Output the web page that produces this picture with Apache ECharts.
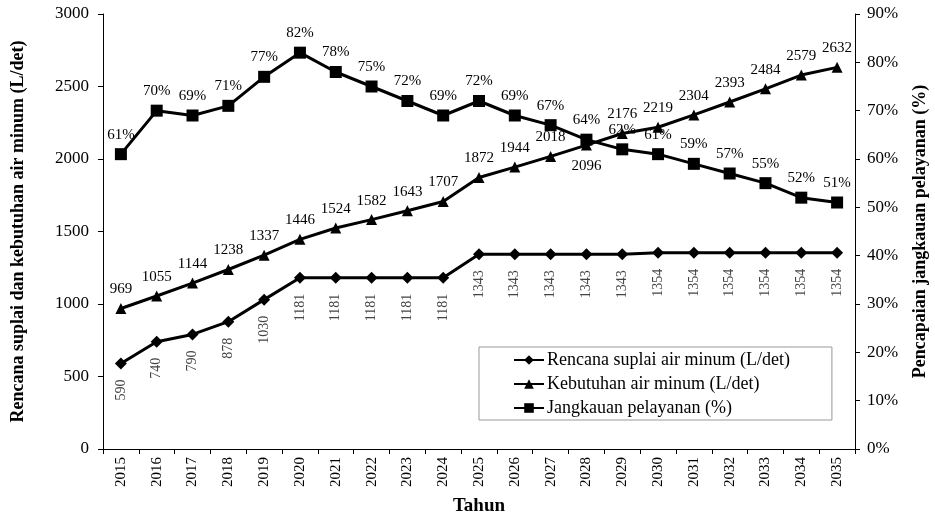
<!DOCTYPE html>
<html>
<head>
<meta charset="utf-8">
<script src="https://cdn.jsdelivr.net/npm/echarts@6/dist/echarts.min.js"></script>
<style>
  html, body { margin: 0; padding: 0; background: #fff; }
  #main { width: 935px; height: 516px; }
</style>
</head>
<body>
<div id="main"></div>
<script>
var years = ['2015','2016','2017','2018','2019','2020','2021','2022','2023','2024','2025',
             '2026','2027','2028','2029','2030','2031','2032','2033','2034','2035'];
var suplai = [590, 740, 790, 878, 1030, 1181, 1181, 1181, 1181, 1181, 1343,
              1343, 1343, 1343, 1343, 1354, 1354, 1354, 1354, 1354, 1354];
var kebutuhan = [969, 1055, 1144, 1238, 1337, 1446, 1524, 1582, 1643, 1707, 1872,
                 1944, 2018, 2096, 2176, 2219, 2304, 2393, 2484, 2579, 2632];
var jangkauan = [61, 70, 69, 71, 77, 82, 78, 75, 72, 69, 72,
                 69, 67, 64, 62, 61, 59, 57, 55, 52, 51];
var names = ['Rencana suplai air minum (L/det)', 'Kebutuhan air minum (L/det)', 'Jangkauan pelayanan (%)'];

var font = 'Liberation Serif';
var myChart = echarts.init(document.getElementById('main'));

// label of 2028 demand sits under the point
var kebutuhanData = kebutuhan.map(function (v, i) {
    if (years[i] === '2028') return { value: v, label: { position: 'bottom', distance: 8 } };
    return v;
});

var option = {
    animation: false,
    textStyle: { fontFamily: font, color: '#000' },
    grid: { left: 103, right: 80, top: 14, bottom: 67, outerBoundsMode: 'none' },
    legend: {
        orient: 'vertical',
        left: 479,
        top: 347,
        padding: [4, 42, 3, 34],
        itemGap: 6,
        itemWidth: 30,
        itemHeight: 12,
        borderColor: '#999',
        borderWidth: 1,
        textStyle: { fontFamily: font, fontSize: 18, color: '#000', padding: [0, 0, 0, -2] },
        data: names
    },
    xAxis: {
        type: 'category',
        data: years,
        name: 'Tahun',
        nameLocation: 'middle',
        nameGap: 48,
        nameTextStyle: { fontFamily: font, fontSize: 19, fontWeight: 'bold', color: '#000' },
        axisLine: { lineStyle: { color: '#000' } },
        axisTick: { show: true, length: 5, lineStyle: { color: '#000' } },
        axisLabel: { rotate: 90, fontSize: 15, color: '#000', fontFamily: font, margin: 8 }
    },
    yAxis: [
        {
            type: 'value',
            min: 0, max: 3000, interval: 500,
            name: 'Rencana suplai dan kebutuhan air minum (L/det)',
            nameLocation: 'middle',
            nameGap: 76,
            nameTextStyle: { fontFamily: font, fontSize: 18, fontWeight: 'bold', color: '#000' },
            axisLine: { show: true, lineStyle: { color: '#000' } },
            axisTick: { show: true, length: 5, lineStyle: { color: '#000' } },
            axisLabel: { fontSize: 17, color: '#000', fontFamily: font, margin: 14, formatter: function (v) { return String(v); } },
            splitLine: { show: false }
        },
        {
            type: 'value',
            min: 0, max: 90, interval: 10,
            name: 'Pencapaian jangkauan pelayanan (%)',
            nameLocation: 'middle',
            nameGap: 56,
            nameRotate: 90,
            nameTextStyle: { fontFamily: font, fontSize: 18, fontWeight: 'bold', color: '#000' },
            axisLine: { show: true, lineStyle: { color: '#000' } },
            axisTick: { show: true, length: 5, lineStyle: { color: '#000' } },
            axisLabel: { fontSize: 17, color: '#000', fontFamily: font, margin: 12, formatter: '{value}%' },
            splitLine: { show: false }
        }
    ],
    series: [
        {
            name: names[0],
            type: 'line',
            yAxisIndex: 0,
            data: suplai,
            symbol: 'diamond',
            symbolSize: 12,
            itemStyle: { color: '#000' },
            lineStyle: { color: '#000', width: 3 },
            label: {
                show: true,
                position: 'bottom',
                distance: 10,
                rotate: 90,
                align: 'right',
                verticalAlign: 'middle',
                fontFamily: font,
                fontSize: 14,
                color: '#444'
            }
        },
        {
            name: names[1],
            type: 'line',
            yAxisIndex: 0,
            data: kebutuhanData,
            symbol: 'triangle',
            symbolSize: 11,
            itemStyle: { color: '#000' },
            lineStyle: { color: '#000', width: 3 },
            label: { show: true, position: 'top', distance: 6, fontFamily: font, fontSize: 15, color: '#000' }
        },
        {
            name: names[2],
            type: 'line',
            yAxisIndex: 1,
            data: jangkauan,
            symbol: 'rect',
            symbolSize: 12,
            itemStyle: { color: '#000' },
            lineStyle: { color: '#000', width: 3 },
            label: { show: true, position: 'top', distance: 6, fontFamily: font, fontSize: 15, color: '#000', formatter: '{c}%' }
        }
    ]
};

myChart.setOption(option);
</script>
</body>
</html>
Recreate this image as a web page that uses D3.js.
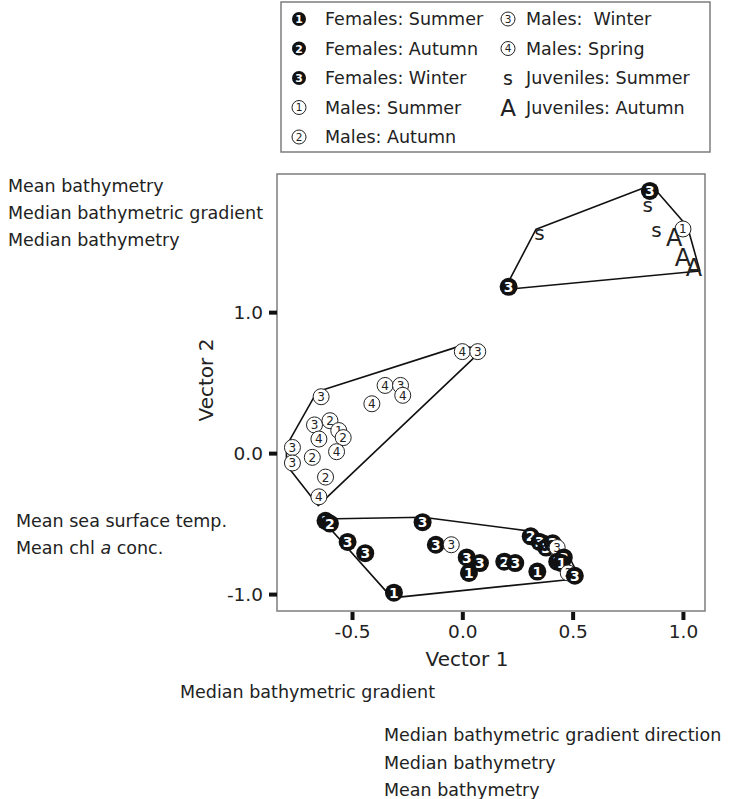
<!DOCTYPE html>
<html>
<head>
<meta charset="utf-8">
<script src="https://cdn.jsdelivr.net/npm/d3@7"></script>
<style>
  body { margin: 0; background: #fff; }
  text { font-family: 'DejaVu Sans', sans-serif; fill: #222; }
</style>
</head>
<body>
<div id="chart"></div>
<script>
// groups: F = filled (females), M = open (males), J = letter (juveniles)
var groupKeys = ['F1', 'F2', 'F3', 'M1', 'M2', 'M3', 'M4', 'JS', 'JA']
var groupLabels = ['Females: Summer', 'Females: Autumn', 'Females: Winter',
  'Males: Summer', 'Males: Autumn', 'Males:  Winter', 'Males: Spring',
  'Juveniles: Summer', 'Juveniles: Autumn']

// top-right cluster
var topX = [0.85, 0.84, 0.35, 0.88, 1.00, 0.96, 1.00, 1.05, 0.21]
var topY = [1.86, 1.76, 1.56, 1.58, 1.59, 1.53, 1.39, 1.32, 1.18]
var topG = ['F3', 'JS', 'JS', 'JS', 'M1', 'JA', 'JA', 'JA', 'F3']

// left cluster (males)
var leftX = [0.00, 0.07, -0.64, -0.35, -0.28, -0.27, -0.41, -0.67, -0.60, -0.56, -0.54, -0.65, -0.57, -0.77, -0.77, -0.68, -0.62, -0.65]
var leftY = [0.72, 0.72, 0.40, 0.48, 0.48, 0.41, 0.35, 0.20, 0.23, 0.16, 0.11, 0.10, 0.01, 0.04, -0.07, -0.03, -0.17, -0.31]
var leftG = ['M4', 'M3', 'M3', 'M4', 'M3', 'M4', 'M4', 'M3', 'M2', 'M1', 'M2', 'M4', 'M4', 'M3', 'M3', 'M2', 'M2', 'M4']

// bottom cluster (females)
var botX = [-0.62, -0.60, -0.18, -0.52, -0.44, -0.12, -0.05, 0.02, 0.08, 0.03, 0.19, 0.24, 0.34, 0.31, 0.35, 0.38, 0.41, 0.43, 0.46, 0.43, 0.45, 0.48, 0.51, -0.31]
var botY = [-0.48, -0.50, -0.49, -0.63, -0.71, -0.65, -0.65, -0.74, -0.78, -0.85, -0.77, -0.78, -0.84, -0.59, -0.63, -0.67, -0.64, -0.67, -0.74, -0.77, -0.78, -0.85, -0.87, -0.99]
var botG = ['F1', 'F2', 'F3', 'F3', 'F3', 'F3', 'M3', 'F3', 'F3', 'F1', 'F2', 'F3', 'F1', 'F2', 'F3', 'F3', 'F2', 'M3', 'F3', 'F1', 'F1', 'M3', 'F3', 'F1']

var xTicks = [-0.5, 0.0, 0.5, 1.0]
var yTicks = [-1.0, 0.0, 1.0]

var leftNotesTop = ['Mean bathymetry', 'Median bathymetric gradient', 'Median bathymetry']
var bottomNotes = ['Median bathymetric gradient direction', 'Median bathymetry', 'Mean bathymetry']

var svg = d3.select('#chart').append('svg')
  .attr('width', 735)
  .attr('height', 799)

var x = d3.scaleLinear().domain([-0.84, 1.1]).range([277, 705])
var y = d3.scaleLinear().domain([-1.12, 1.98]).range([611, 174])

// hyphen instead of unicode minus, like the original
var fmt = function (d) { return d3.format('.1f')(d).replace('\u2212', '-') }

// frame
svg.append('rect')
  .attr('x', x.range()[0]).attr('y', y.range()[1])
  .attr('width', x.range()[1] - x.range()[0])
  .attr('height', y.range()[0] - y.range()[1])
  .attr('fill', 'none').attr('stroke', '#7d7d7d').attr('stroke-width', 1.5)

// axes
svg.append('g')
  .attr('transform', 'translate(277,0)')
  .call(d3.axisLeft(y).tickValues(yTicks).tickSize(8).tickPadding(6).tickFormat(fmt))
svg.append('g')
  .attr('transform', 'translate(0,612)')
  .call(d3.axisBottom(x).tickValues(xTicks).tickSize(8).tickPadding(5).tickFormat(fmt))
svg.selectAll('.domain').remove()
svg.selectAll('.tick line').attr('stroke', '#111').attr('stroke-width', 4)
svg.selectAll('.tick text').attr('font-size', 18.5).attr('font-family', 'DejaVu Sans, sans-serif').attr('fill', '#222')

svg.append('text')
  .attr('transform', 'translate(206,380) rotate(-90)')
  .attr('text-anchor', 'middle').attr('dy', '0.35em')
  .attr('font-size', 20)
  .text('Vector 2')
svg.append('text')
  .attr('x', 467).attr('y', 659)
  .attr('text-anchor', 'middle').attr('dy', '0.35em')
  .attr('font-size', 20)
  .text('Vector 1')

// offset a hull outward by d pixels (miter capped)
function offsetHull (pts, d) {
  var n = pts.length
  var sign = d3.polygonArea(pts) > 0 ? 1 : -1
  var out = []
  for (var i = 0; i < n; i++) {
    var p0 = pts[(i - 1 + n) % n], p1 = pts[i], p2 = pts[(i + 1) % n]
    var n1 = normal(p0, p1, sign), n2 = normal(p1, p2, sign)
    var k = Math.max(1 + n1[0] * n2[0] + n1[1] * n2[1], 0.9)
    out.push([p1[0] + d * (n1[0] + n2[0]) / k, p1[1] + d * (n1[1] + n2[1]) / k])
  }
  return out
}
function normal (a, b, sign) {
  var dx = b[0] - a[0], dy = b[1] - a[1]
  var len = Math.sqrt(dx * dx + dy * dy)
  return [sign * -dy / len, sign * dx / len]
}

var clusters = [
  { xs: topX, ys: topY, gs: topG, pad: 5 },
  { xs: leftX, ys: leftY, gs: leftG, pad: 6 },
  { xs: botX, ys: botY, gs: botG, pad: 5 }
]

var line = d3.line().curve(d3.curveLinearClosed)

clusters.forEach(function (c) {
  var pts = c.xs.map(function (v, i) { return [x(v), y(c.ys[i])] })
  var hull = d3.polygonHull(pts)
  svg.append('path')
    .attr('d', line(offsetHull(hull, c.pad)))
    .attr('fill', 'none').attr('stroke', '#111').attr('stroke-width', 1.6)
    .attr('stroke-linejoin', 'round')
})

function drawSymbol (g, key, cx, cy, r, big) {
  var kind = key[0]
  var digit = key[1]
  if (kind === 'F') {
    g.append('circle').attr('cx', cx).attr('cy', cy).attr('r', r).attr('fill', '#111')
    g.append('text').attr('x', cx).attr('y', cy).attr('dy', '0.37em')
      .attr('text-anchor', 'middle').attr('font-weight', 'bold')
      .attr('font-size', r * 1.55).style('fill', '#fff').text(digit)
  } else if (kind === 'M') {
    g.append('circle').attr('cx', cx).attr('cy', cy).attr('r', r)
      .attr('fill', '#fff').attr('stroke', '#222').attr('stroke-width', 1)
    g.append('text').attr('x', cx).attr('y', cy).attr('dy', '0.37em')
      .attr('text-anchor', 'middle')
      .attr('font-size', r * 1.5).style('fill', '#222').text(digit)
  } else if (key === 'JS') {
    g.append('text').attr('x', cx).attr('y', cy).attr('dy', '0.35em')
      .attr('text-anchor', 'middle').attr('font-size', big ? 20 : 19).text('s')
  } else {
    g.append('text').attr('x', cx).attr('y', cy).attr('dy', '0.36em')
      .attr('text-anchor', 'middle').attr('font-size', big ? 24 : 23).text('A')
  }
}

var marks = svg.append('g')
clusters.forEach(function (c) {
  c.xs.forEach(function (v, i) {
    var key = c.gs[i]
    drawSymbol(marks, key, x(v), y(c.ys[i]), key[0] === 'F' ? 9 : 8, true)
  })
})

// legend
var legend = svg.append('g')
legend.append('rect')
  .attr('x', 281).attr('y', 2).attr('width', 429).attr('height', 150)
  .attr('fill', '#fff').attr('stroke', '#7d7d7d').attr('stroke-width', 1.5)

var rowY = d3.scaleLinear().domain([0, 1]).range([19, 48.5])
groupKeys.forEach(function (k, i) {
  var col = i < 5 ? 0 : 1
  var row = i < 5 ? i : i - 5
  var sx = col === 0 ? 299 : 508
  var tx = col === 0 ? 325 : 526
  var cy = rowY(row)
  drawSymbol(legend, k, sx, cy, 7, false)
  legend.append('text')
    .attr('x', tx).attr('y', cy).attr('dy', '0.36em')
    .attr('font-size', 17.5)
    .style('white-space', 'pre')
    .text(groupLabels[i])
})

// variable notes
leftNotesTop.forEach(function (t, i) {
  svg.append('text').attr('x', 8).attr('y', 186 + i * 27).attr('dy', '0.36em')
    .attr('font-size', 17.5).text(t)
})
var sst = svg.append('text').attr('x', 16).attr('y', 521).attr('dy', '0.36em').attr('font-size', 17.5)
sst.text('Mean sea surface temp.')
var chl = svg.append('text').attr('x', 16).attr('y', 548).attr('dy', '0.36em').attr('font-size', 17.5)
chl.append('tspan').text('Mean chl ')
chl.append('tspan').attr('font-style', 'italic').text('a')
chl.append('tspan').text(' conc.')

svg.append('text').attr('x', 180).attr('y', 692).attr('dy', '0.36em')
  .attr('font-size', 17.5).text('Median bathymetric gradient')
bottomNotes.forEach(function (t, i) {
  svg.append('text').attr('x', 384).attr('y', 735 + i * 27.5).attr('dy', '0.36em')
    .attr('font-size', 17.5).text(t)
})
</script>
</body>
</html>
* * *
> _TASK REQUIREMENTS_:
Keep the images out of the copy. Repeat word for word only the lines from the one containing "Recreate this image" through the one containing "Summer', 'Juveniles: Autumn']", both ends included.

> _SOLUTION BELOW_:
Recreate this image as a web page that uses D3.js.
<!DOCTYPE html>
<html>
<head>
<meta charset="utf-8">
<script src="https://cdn.jsdelivr.net/npm/d3@7"></script>
<style>
  body { margin: 0; background: #fff; }
  text { font-family: 'DejaVu Sans', sans-serif; fill: #222; }
</style>
</head>
<body>
<div id="chart"></div>
<script>
// groups: F = filled (females), M = open (males), J = letter (juveniles)
var groupKeys = ['F1', 'F2', 'F3', 'M1', 'M2', 'M3', 'M4', 'JS', 'JA']
var groupLabels = ['Females: Summer', 'Females: Autumn', 'Females: Winter',
  'Males: Summer', 'Males: Autumn', 'Males:  Winter', 'Males: Spring',
  'Juveniles: Summer', 'Juveniles: Autumn']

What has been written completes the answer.